The vms root disks are all located on the raid_02 pool (inside a shared data set), the raid_01 is my general data pool (there are also the game server files located).
All pool have lz4 compression enabled and are tuned to pass trough any TRIM events from the vms (yes, there are two minor data disks also located on raid_01 - not relevant).
Whats the problem?
I use Pterodactyl for hosting my game servers - it also provides a handy service to create backups for the servers. I have currently about 8 active Minecraft servers on the vm called “Gameserver-1”. Until recently they all ran their backups (which basically copies the whole server) simultaneously starting every full hour. As one can imagine this caused all the gameservers to lag as hell and freeze for several seconds - often timing out the players on them. I’ve then changed the backup schedules to more spread out over the hour and this problem is now “gone” - but still the performance of the NFS attached data sets are still not impressive. I have only simple copy-paste benchmarks for now, but peak write performance feels slow (my pc 1GB/s → ssh → vm → nfs → root server → zfs: ~50MB/s) while the direct performance is way better (my pc 1GB/s → ssh → root server → zfs: ~120MB/s).
What I tried…
I assume something is going wrong on the ZFS side, as NFS is managed by it. All NFS shares are mounted using “defaults,_netdev,x-systemd.automount,x-systemd.requires=network-online.target” as options. Adding “async” does not affect the performance.

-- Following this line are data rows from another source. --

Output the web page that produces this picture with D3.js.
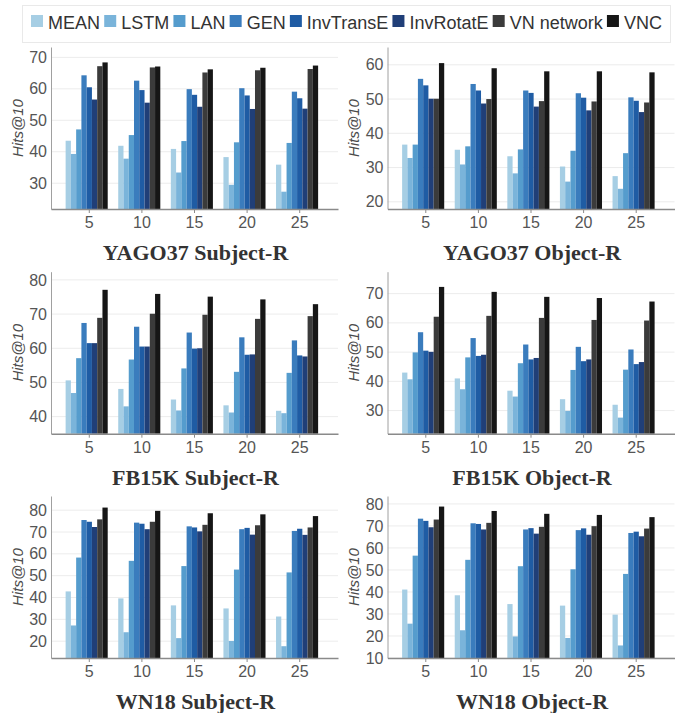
<!DOCTYPE html>
<html><head><meta charset="utf-8">
<script src="https://cdn.jsdelivr.net/npm/d3@7"></script>
<style>body{margin:0;background:#fff}</style></head>
<body><svg id="chart" width="677" height="713"></svg>
<script>
const categories = ['5', '10', '15', '20', '25'];
const series = ['MEAN', 'LSTM', 'LAN', 'GEN', 'InvTransE', 'InvRotatE', 'VN network', 'VNC'];
const colors = ['#a6cee4', '#7ab4da', '#559ccd', '#3a7cbd', '#1f5ca4', '#203f78', '#3b3b3b', '#161616'];

// values: one row per category (5,10,15,20,25), one entry per series
const yagoSubject = [
  [43.5, 39.3, 47.1, 64.3, 60.5, 56.6, 67.2, 68.4],
  [41.9, 37.8, 45.3, 62.6, 59.6, 55.6, 66.8, 67.1],
  [40.9, 33.4, 43.4, 59.9, 58.1, 54.3, 65.2, 66.2],
  [38.3, 29.5, 43.0, 60.2, 57.9, 53.6, 65.9, 66.7],
  [35.9, 27.3, 42.8, 59.1, 57.0, 53.7, 66.3, 67.4]
];
const yagoObject = [
  [36.7, 32.8, 36.7, 55.9, 54.0, 50.1, 50.1, 60.5],
  [35.2, 30.9, 36.2, 54.4, 52.5, 48.7, 50.0, 59.0],
  [33.3, 28.3, 35.3, 52.5, 51.8, 47.8, 49.4, 58.1],
  [30.3, 25.9, 34.9, 51.7, 50.4, 46.7, 49.3, 58.1],
  [27.5, 23.8, 34.2, 50.5, 49.5, 46.2, 49.0, 57.8]
];
const fbSubject = [
  [50.6, 46.9, 57.1, 67.4, 61.5, 61.5, 68.9, 77.1],
  [48.1, 43.0, 56.7, 66.3, 60.5, 60.5, 70.1, 75.9],
  [45.0, 41.8, 54.1, 64.6, 59.9, 60.0, 69.8, 75.1],
  [43.3, 41.2, 53.1, 63.2, 58.1, 58.2, 68.6, 74.3],
  [41.7, 41.0, 52.8, 62.3, 57.9, 57.6, 69.4, 72.9]
];
const fbObject = [
  [43.0, 40.7, 49.9, 56.8, 50.5, 50.1, 62.1, 72.3],
  [41.0, 37.3, 48.2, 54.8, 48.7, 49.1, 62.4, 70.6],
  [36.8, 34.8, 46.2, 52.6, 47.5, 48.0, 61.7, 68.9],
  [33.9, 29.9, 43.9, 51.8, 46.9, 47.5, 61.0, 68.5],
  [32.0, 27.6, 44.0, 50.9, 45.9, 46.6, 60.8, 67.3]
];
const wnSubject = [
  [42.8, 27.2, 58.3, 75.5, 74.7, 72.3, 75.8, 81.2],
  [39.6, 24.1, 56.8, 74.3, 73.8, 71.3, 74.7, 79.7],
  [36.4, 21.4, 54.4, 72.6, 72.1, 70.3, 73.3, 78.6],
  [35.0, 20.1, 52.8, 71.3, 71.9, 68.8, 73.1, 78.1],
  [31.3, 17.7, 51.5, 70.5, 71.5, 68.7, 72.1, 77.3]
];
const wnObject = [
  [41.1, 25.6, 56.5, 73.3, 72.3, 69.4, 72.9, 78.8],
  [38.5, 22.6, 54.6, 71.2, 70.9, 68.4, 71.4, 76.8],
  [34.5, 19.8, 51.7, 68.4, 69.0, 66.5, 69.6, 75.5],
  [33.8, 19.1, 50.3, 68.1, 68.9, 66.0, 69.9, 75.0],
  [29.7, 15.7, 48.2, 66.8, 67.4, 65.3, 68.8, 74.0]
];

const titles = ['YAGO37 Subject-R', 'YAGO37 Object-R', 'FB15K Subject-R', 'FB15K Object-R', 'WN18 Subject-R', 'WN18 Object-R'];
const yTicks = [
  [30, 40, 50, 60, 70],
  [20, 30, 40, 50, 60],
  [40, 50, 60, 70, 80],
  [30, 40, 50, 60, 70],
  [20, 30, 40, 50, 60, 70, 80],
  [10, 20, 30, 40, 50, 60, 70, 80]
];
const yLabel = 'Hits@10';

const datasets = [yagoSubject, yagoObject, fbSubject, fbObject, wnSubject, wnObject];
const domains = [[21.8, 73.3], [17.9, 65.2], [35.0, 82.4], [22.1, 77.5], [12.3, 86.5], [10, 83.6]];

const svg = d3.select('#chart');
const W = 287, H = 162;
const colLeft = [51, 387.5], rowTop = [47, 271.7, 496];
const sans = '"Liberation Sans", Arial, sans-serif';

// legend
const lg = svg.append('g');
lg.append('rect').attr('x', 22.5).attr('y', 5.5).attr('width', 648).attr('height', 37)
  .attr('fill', '#fff').attr('stroke', '#e9e9e9');
let lx = 31;
series.forEach((s, i) => {
  lg.append('rect').attr('x', lx).attr('y', 15).attr('width', 12).attr('height', 12).attr('fill', colors[i]);
  const t = lg.append('text').attr('x', lx + 17).attr('y', 29).text(s)
    .attr('font-family', sans).attr('font-size', 18).attr('fill', '#333');
  lx += 17 + t.node().getComputedTextLength() + 4.2;
});

datasets.forEach((data, i) => {
  const col = i % 2, row = Math.floor(i / 2);
  const g = svg.append('g').attr('transform', `translate(${colLeft[col]},${rowTop[row]})`);
  const x0 = d3.scaleBand().domain(categories).range([0, W]).paddingInner(0.1).paddingOuter(0.278);
  const x1 = d3.scaleBand().domain(series).range([0, x0.bandwidth() * 8 / 9]);
  const y = d3.scaleLinear().domain(domains[i]).range([H, 0]);

  g.append('g').selectAll('line').data(yTicks[i]).join('line')
    .attr('x1', 0).attr('x2', W).attr('y1', d => y(d)).attr('y2', d => y(d))
    .attr('stroke', '#ececec').attr('stroke-width', 1);

  const grp = g.append('g').selectAll('g').data(data).join('g')
    .attr('transform', (d, ci) => `translate(${x0(categories[ci])},0)`);
  grp.selectAll('rect').data(d => d.map((v, si) => ({ v, s: series[si], c: colors[si] }))).join('rect')
    .attr('x', d => x1(d.s)).attr('width', x1.bandwidth())
    .attr('y', d => y(d.v)).attr('height', d => H - y(d.v))
    .attr('fill', d => d.c);

  const ya = g.append('g').call(d3.axisLeft(y).tickValues(yTicks[i]).tickSize(0).tickSizeOuter(0).tickPadding(4));
  ya.select('.domain').attr('stroke', '#a0a0a0');
  ya.selectAll('text').attr('font-family', sans).attr('font-size', 16).attr('fill', '#555');

  const xa = g.append('g').attr('transform', `translate(0,${H})`)
    .call(d3.axisBottom(x0).tickSize(4).tickSizeOuter(0).tickPadding(3.6));
  xa.select('.domain').attr('stroke', '#8a8a8a').attr('stroke-width', 1.5);
  xa.selectAll('.tick line').attr('stroke', '#8a8a8a');
  xa.selectAll('text').attr('font-family', sans).attr('font-size', 16).attr('fill', '#555');

  g.append('text').attr('transform', `translate(${-33.5},${H / 2}) rotate(-90)`)
    .attr('text-anchor', 'middle').attr('dy', '0.35em')
    .attr('font-family', sans).attr('font-size', 15).attr('font-style', 'italic').attr('fill', '#4a4a4a')
    .text(yLabel);

  g.append('text').attr('x', W / 2 + 1).attr('y', H + 51).attr('text-anchor', 'middle')
    .attr('font-family', '"Liberation Serif", "Times New Roman", serif').attr('font-weight', 'bold')
    .attr('font-size', 22).attr('fill', '#333').text(titles[i]);
});
</script></body></html>
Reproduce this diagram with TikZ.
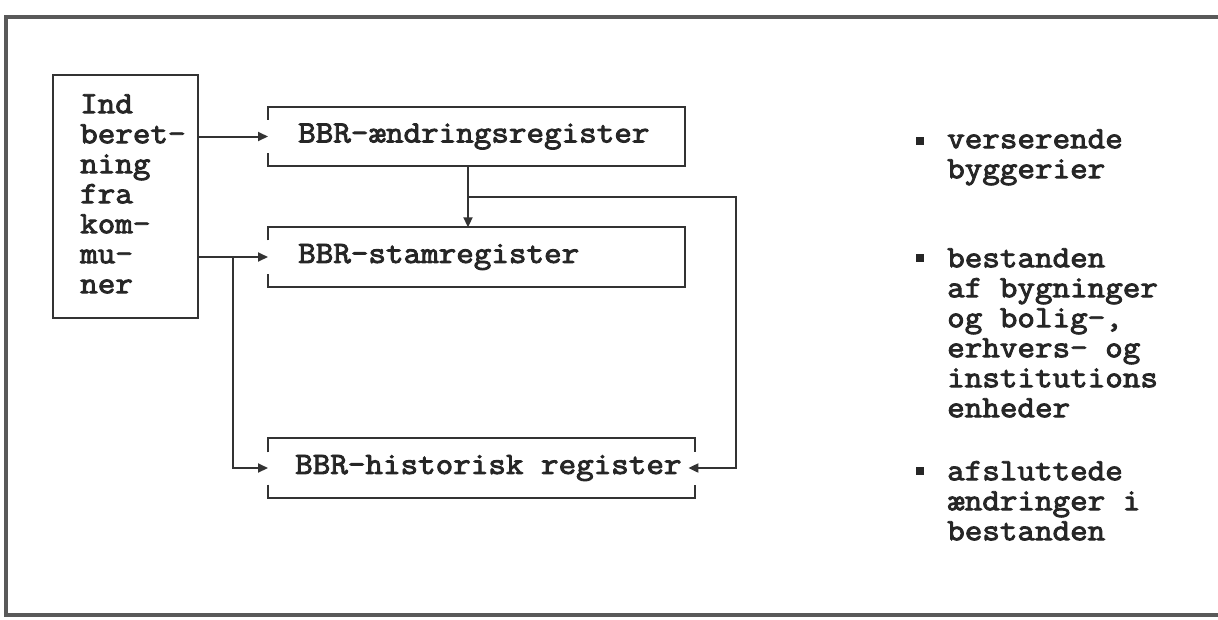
\documentclass[tikz,border=0pt]{standalone}
\usepackage{fontspec}
\newfontfamily\typew[FakeBold=3,FakeStretch=1.10]{Latin Modern Mono}
\newcommand{\typewsel}{\typew\fontsize{31}{30}\selectfont}
\usetikzlibrary{arrows.meta}
\begin{document}
\begin{tikzpicture}[x=1pt,y=-1pt,
  txt/.style={font=\typewsel, text=black!85},
  reg/.style={txt, anchor=west, inner xsep=0pt, inner ysep=0pt, minimum height=59pt},
  bracket/.style={line width=2pt, draw=black!80},
  ln/.style={line width=2pt, draw=black!80},
  arr/.style={ln, -{Triangle[length=10pt,width=9pt]}},
  frame/.style={line width=4pt, draw=black!65},
  bullet/.style={fill=black!85, minimum size=8pt, inner sep=0pt},
  side/.style={txt, anchor=north west, inner sep=0pt, align=left}
]
\useasboundingbox (0,0) rectangle (1218,619);
\draw[frame] (1218,17) -- (6,17) -- (6,615) -- (1218,615);

% input box
\node[draw=black!80, line width=2pt, anchor=north west, minimum width=145pt,
      minimum height=243pt, inner sep=0pt] (indbox) at (52,74) {};
\node[side] (ind) at (80,91) {\rule{0pt}{22pt}Ind\\beret-\\ning\\fra\\kom-\\mu-\\ner};

% registers
\node[reg] (aend) at (268,136.5) {\makebox[417pt][l]{\hspace*{30pt}BBR-ændringsregister}};
\node[reg] (stam) at (268,257) {\makebox[417pt][l]{\hspace*{30pt}BBR-stamregister}};
\node[reg] (hist) at (268,468) {\makebox[427pt][l]{\hspace*{27pt}BBR-historisk register}};

\draw[bracket] ([yshift=-13pt]aend.north west) -- (aend.north west) -- (aend.north east)
  -- (aend.south east) -- (aend.south west) -- ([yshift=13pt]aend.south west);
\draw[bracket] ([yshift=-13pt]stam.north west) -- (stam.north west) -- (stam.north east)
  -- (stam.south east) -- (stam.south west) -- ([yshift=13pt]stam.south west);
\draw[bracket] ([yshift=-14pt]hist.north west) -- (hist.north west) -- (hist.north east)
  -- ([yshift=-14pt]hist.north east);
\draw[bracket] ([yshift=13pt]hist.south west) -- (hist.south west) -- (hist.south east)
  -- ([yshift=13pt]hist.south east);

% connectors
\coordinate (br) at (233,257);
\coordinate (j) at (468,197);
\coordinate (c) at (736,197);
\draw[arr] (indbox.east |- aend.west) -- (aend.west);
\draw[arr] (indbox.east |- stam.west) -- (stam.west);
\draw[arr] (br) |- (hist.west);
\draw[ln] (aend.south -| j) -- (j);
\draw[arr] (j) -- (stam.north -| j);
\draw[arr] (j) -- (c) |- ([xshift=-7pt]hist.east);

% side notes
\node[bullet] (bul1) at (920,141) {};
\node[bullet] (bul2) at (920,258) {};
\node[bullet] (bul3) at (920,471) {};
\node[side] (t1) at (947,126) {\rule{0pt}{22pt}verserende\\byggerier};
\node[side] (t2) at (947,245) {\rule{0pt}{22pt}bestanden\\af bygninger\\og bolig-,\\erhvers- og\\institutions\\enheder};
\node[side] (t3) at (947,458) {\rule{0pt}{22pt}afsluttede\\ændringer i\\bestanden};
\end{tikzpicture}
\end{document}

All vms are connected to the server using an virtual network and virtio devices - so the only limit should be the cpu?!
Help…
So here my questions:
- Do you see general problems, which need to be addressed?
- Any idea how I could improve the NFS performance inside my vms?
- I thought about reducing the raid_02 size and adding SLOG / L2ARC on them - any thoughts regarding this?
- I use Netdata for all monitoring, so In case you have some idea on which graphs I should look at…
Anyway, thanks for reading, every response and also for your ideas!